Getting rides on the road to Seattle was fairly easy. At night I slept under bridges and for my meals, dined at service stations from a limited menu of candy bars and nuts. I didn't want to go too far from the road so I took what I could get. Unfortunately I couldn't get much. My route was I-40 to Barstow where I caught the road to Bakersfield. There I picked up 99 heading north and made it to up through Fresno to Sacramento. I caught I-5 there and was well on my way through Eugene and Salem Oregon. It was a clear shot up to Seattle. When I to Portland I was let off at an inopportune entry ramp.
The trip so far took four or five days and until I got to Portland everything went well. There were a few strange rides that in retrospect I would have preferred not to have had, but that's always the case when you throw your lot to chance. I'd had worse, but of course I'd also had much better as well. All in all though, the trip wasn't too bad, until Portland.
I was standing on the ramp when I started feeling a little light headed. I wasn't too concerned (thinking that my candy bar and sunflower seed diet was catching up to me), until I started sweating and feeling achy. Within an hour I knew I was really sick and hadn't gotten a ride anywhere. I started feeling delirious and a little panicky which was amplified under the circumstances. Finally a car stopped to pick me up and all I could say was "please take me to a hospital."
The driver, a very nice middle aged, middle class man wasted no time at all and in a few minutes he let me out at the hospital door. He asked if there was anything else he could do and I said "no", thanked him profusely and went inside to the emergency room. Once in the waiting room I threw myself at their mercy. I'm sure that there was a bit of drama in my performance because not only was I feeling very sick, but I was also somewhat scared. I didn't care; I was feeling so ill and vulnerable. I had never before been sick on the road and I didn't really know what to do even when I was thinking which didn't come easily.
The doctor did some checking and said that I had the flu and it was a particularly powerful strain. He gave me some medication that would help the symptoms, but that it was going to get worse and last about a week. I was hoping he was just saying that as some kind of moral lesson about young men being footloose gypsies who needed to take responsibility for their lives, etc., etc. I'd certainly heard that a few times in my travels and was hoping he was exaggerating from some deep seated bias. Certainly I'd feel good in a little while, I hoped. It turns out that he was being straight with me.

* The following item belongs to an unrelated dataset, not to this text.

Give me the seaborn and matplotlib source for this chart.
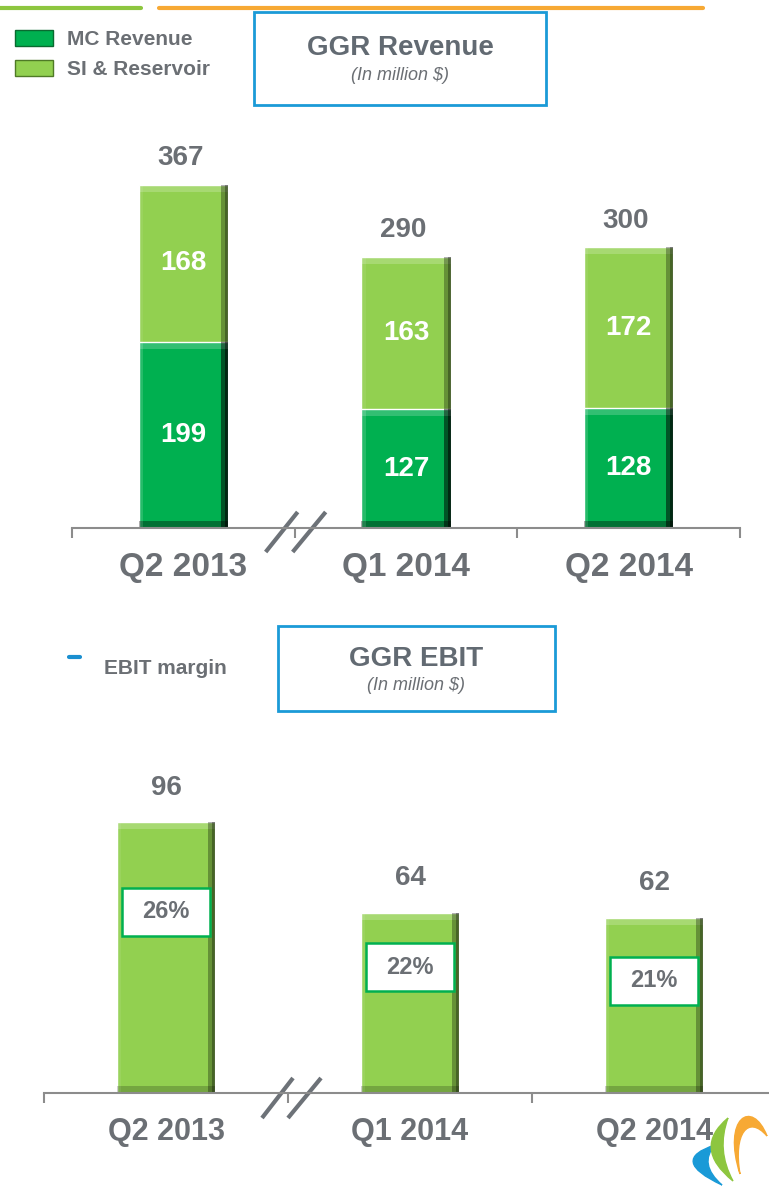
import matplotlib
matplotlib.use("Agg")
import matplotlib.pyplot as plt
import matplotlib.transforms as mtransforms
import seaborn as sns
import pandas as pd
from matplotlib.patches import Rectangle, Patch, PathPatch
from matplotlib.lines import Line2D
from matplotlib.path import Path

# DATA ===========================================================================
quarters = ["Q2 2013", "Q1 2014", "Q2 2014"]
mc_revenue = [199, 127, 128]
si_reservoir = [168, 163, 172]
total_revenue = [367, 290, 300]
ebit = [96, 64, 62]
ebit_margin = [26, 22, 21]

# STYLE ==========================================================================
DARK = "#00B050"
LIGHT = "#92D050"
GREY = "#6b6f74"
AXIS = "#8c8c8c"
BLUE = "#1b9ad7"

sns.set_theme(style="white")
plt.rcParams["font.family"] = ["Liberation Sans", "DejaVu Sans"]

W, H = 769, 1188
fig = plt.figure(figsize=(W / 100, H / 100), dpi=100)
# pixel coords (origin top-left) -> figure
px = mtransforms.Affine2D().scale(1 / W, -1 / H).translate(0, 1) + fig.transFigure


def box(x0, y0, x1, y1):
    return [x0 / W, 1 - y1 / H, (x1 - x0) / W, (y1 - y0) / H]


def bevel(ax, ppx, ppy, t=7):
    # fake the powerpoint bevel on every bar
    for p in list(ax.patches):
        x, y, w, h = p.get_x(), p.get_y(), p.get_width(), p.get_height()
        bx, by = t / ppx, t / ppy
        ax.add_patch(Rectangle((x, y + h - by), w, by, fc="white", alpha=0.2, lw=0))
        ax.add_patch(Rectangle((x, y), w, by, fc="black", alpha=0.2, lw=0))
        ax.add_patch(Rectangle((x + w - bx, y), bx, h, fc="black", alpha=0.3, lw=0))
        ax.add_patch(Rectangle((x + w - bx * 0.4, y), bx * 0.4, h, fc="black", alpha=0.3, lw=0))
        ax.add_patch(Rectangle((x, y), bx * 0.6, h, fc="white", alpha=0.08, lw=0))


def style_axis(ax, ymax, label_size, pad):
    ax.set_ylim(0, ymax)
    ax.set_xlim(-0.5, 2.5)
    ax.set_yticks([])
    ax.set_ylabel("")
    ax.set_xlabel("")
    ax.patch.set_alpha(0)
    sns.despine(ax=ax, left=True)
    ax.spines["bottom"].set_color(AXIS)
    ax.spines["bottom"].set_linewidth(1.5)
    ax.set_xticks([-0.5, 0.5, 1.5, 2.5])
    ax.set_xticklabels([])
    ax.set_xticks(range(len(quarters)), minor=True)
    ax.set_xticklabels(quarters, minor=True)
    ax.tick_params(which="major", bottom=True, length=7, width=1.5, color=AXIS, direction="out")
    ax.tick_params(which="minor", bottom=True, length=0, pad=pad, labelsize=label_size, labelcolor=GREY)
    for lbl in ax.get_xticklabels(minor=True):
        lbl.set_fontweight("bold")


def axis_break(ax, cat_px, ppy, slashes):
    for dx0, dx1, below, above in slashes:
        ax.plot([0.5 + dx0 / cat_px, 0.5 + dx1 / cat_px], [-below / ppy, above / ppy],
                color="#6d7278", lw=3, clip_on=False, solid_capstyle="butt")


df = pd.DataFrame({"quarter": quarters, "mc": mc_revenue, "si": si_reservoir, "total": total_revenue})

# TOP: GGR REVENUE ===============================================================
top = (72, 136, 740, 528)
ymax1 = 419
ax1 = fig.add_axes(box(*top))
ppy1 = (top[3] - top[1]) / ymax1
cat1 = (top[2] - top[0]) / 3
sns.barplot(data=df, x="quarter", y="total", color=LIGHT, saturation=1, width=0.4, ax=ax1)
sns.barplot(data=df, x="quarter", y="mc", color=DARK, saturation=1, width=0.4, ax=ax1)
bevel(ax1, cat1, ppy1)
style_axis(ax1, ymax1, 24, 17)

for i in range(len(quarters)):
    ax1.text(i, mc_revenue[i] / 2, str(mc_revenue[i]), ha="center", va="center",
             color="white", fontsize=20, fontweight="bold")
    ax1.text(i, mc_revenue[i] + si_reservoir[i] / 2, str(si_reservoir[i]), ha="center", va="center",
             color="white", fontsize=20, fontweight="bold")
    ax1.annotate(str(total_revenue[i]), (i, total_revenue[i]), xytext=(-2, 19), textcoords="offset points",
                 ha="center", va="center", color=GREY, fontsize=20, fontweight="bold")

axis_break(ax1, cat1, ppy1, [(-29, 3, 24, 16), (-2, 31, 24, 16)])

leg = ax1.legend(handles=[Patch(fc=DARK, ec="#0a6a30"), Patch(fc=LIGHT, ec="#4f7a26")],
                 labels=["MC Revenue", "SI & Reservoir"], loc="upper left",
                 bbox_to_anchor=(15, 30), bbox_transform=px, frameon=False,
                 prop={"size": 15, "weight": "bold"}, labelcolor=GREY,
                 handlelength=1.8, handleheight=0.8, handletextpad=0.7, labelspacing=0.5,
                 borderpad=0, borderaxespad=0)

# BOTTOM: GGR EBIT ===============================================================
bot = (44, 745, 776, 1093)
ymax2 = 123.4
ax2 = fig.add_axes(box(*bot))
ppy2 = (bot[3] - bot[1]) / ymax2
cat2 = (bot[2] - bot[0]) / 3
sns.barplot(x=quarters, y=ebit, color=LIGHT, saturation=1, width=0.4, ax=ax2)
bevel(ax2, cat2, ppy2)
style_axis(ax2, ymax2, 22, 17)

for i in range(len(quarters)):
    ax2.annotate(str(ebit[i]), (i, ebit[i]), xytext=(0, 25), textcoords="offset points",
                 ha="center", va="center", color=GREY, fontsize=20, fontweight="bold")

axis_break(ax2, cat2, ppy2, [(-26, 5, 25, 15), (0, 33, 25, 15)])

# margin boxes on a hidden twin scale
ax2b = ax2.twinx()
ax2b.patch.set_alpha(0)
m_ppy = 13.8
m0 = 12.88
ax2b.set_ylim(m0, m0 + (bot[3] - bot[1]) / m_ppy)
ax2b.set_yticks([])
for s in ax2b.spines.values():
    s.set_visible(False)
bw, bh = 88 / cat2, 48 / m_ppy
for i, m in enumerate(ebit_margin):
    ax2b.add_patch(Rectangle((i - bw / 2, m - bh / 2), bw, bh, fc="white", ec=DARK, lw=1.8))
    ax2b.text(i, m, f"{m}%", ha="center", va="center", color=GREY, fontsize=17, fontweight="bold")

fig.add_artist(Line2D([69, 80], [657, 657], transform=px, color="#1a8fd0", lw=3))
fig.text(104, 669, "EBIT margin", transform=px, ha="left", va="center",
         color=GREY, fontsize=15, fontweight="bold")

# TITLES & DECORATION ============================================================
fig.add_artist(Line2D([0, 141], [8, 8], transform=px, color="#8DC63F", lw=3))
fig.add_artist(Line2D([159, 703], [8, 8], transform=px, color="#F7A934", lw=3))

fig.add_artist(Rectangle((254, 12), 292, 93, transform=px, fill=False, ec=BLUE, lw=2))
fig.text(400, 48, "GGR Revenue", transform=px, ha="center", va="center",
         color="#626a72", fontsize=20, fontweight="bold")
fig.text(400, 75, "(In million $)", transform=px, ha="center", va="center",
         color=GREY, fontsize=13, fontstyle="italic")

fig.add_artist(Rectangle((278, 626), 277, 85, transform=px, fill=False, ec=BLUE, lw=2))
fig.text(416, 659, "GGR EBIT", transform=px, ha="center", va="center",
         color="#626a72", fontsize=20, fontweight="bold")
fig.text(416, 686, "(In million $)", transform=px, ha="center", va="center",
         color=GREY, fontsize=13, fontstyle="italic")

# rough logo swooshes, behind the tick label
C3, C4, MV = Path.CURVE3, Path.CURVE4, Path.MOVETO
logo = [
    ([(715, 1145), (668, 1160), (722, 1185), (698, 1164), (715, 1145)],
     [MV, C3, C3, C3, C3], "#1a9ad7"),
    ([(728, 1118), (692, 1148), (733, 1181), (716, 1150), (728, 1118)],
     [MV, C3, C3, C3, C3], "#8DC63F"),
    ([(767, 1136), (752, 1098), (722, 1118), (740, 1174), (733, 1134), (748, 1114), (767, 1136)],
     [MV, C4, C4, C4, C4, C4, C4], "#F7A934"),
]
for pts, codes, col in logo:
    fig.add_artist(PathPatch(Path(pts, codes), transform=px, fc=col, ec=col, lw=1, zorder=-1))

fig.savefig("out.png", dpi=100)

Luckily, he advised that I call a cab and go stay at the YMCA for a night and I took him up on it. I was worried about money, but how poorly I was feeling took precedence. The "Y" cost five dollars a night and I got my own room. I went up to it and collapsed in the bed. I stayed there for the next five days as if it was one long bad hallucination that would never end. Every afternoon a young man would knock on the door for my five dollars and wait until I got it for him. I then had to wait until he gave me a receipt. That wasn't my idea, I wanted to go collapse again but he insisted. I'm sure that he thought that I was using the place to go cold turkey from a junk addiction rather than something as common as the flu, but I could not have cared less about what he thought.
For five days, my routine was sleep, bathroom and soda from the machine in the hall. Time was endless and I was as uncomfortable as I had ever been. It was hell, and I don't mean figuratively. I was in hell and it was located in Portland at a YMCA. Steer clear is my advice. It's not worth it.
On the sixth morning I was suddenly ok. The aches were gone, the sweats, the chills, the demons feasting on my bones and stomach, all gone. I felt hungry for the first time in a week and it felt as if I had invented hunger. I was even feeling a little evangelistic about it as if I was founding a new religion based on the acknowledgement of hunger. Fortuitously I looked horrible, so no one wanted to talk to me about hunger or anything else. That saved both me and my potential victims from stupid sermons. Suffice it to say that I was ravenous.
It was impressive that I had gone from such sick state to being ok, and I mean just ok, and yet it was everything. I realized that I had spent a good bit of time thinking that I was going to die. In my delirium I thought of all the people that I cared about, that I would never see again; that they might never know what befell me and for some reason that really made me anxious. Until then I had always felt invincible and suddenly I didn't any longer. Even now when the subject of mortality comes up I would say that I developed a real sense of it in Portland, Oregon, fall 1972. I was twenty three.